*WHAT TO PRODUCE:* Make an exact copy of the data below, leaving out every picture.

*MATERIAL SHOWN:*
----
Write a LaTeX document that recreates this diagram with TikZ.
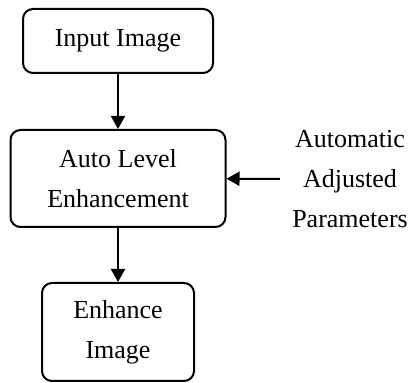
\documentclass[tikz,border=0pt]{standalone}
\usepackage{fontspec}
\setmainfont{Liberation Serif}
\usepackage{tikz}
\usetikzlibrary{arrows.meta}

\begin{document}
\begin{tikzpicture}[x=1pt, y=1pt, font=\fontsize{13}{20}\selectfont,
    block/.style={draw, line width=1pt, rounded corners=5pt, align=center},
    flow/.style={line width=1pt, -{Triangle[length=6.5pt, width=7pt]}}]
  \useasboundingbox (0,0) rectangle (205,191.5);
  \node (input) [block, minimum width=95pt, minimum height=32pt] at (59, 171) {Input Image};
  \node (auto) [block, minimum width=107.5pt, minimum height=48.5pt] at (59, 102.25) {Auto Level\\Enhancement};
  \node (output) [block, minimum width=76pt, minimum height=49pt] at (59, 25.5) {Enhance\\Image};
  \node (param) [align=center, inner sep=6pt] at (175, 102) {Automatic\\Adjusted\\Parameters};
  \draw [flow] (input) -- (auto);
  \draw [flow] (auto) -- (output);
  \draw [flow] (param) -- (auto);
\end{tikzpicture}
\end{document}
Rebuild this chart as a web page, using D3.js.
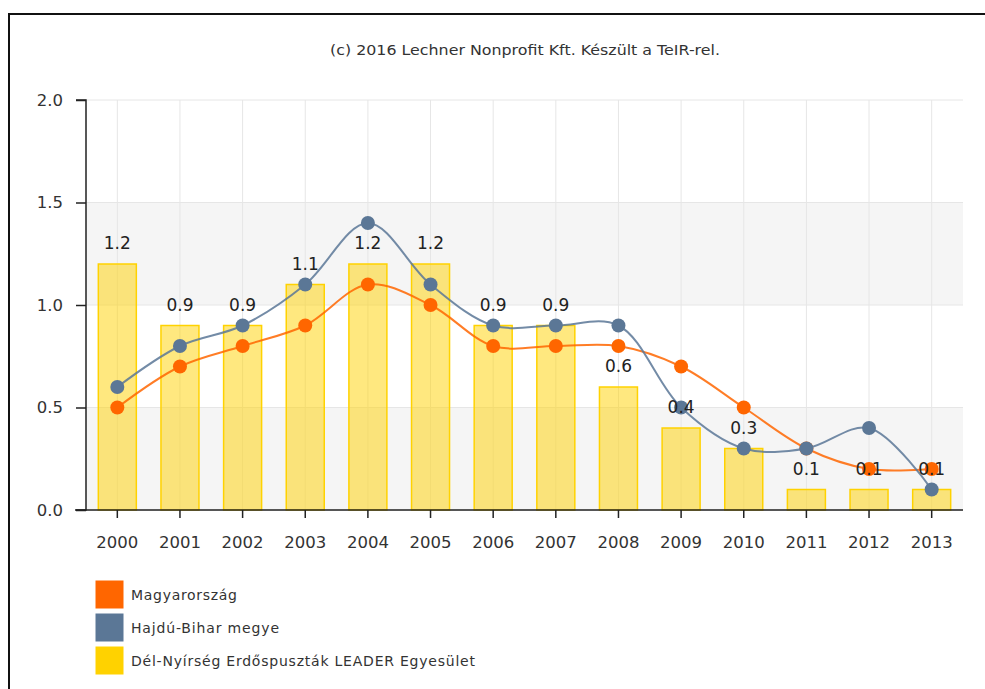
----
*THE RESULT:*
Write a LaTeX document that recreates this diagram with TikZ.
\documentclass[tikz,border=0pt]{standalone}
\usepackage{fontspec}
\setmainfont{Liberation Serif}
\usepackage{tikz}
\usetikzlibrary{arrows.meta}

\begin{document}
\begin{tikzpicture}[x=1pt, y=1pt, font=\fontsize{13}{20}\selectfont,
    block/.style={draw, line width=1pt, rounded corners=5pt, align=center},
    flow/.style={line width=1pt, -{Triangle[length=6.5pt, width=7pt]}}]
  \useasboundingbox (0,0) rectangle (205,191.5);
  \node (input) [block, minimum width=95pt, minimum height=32pt] at (59, 171) {Input Image};
  \node (auto) [block, minimum width=107.5pt, minimum height=48.5pt] at (59, 102.25) {Auto Level\\Enhancement};
  \node (output) [block, minimum width=76pt, minimum height=49pt] at (59, 25.5) {Enhance\\Image};
  \node (param) [align=center, inner sep=6pt] at (175, 102) {Automatic\\Adjusted\\Parameters};
  \draw [flow] (input) -- (auto);
  \draw [flow] (auto) -- (output);
  \draw [flow] (param) -- (auto);
\end{tikzpicture}
\end{document}
Rebuild this chart as a web page, using D3.js.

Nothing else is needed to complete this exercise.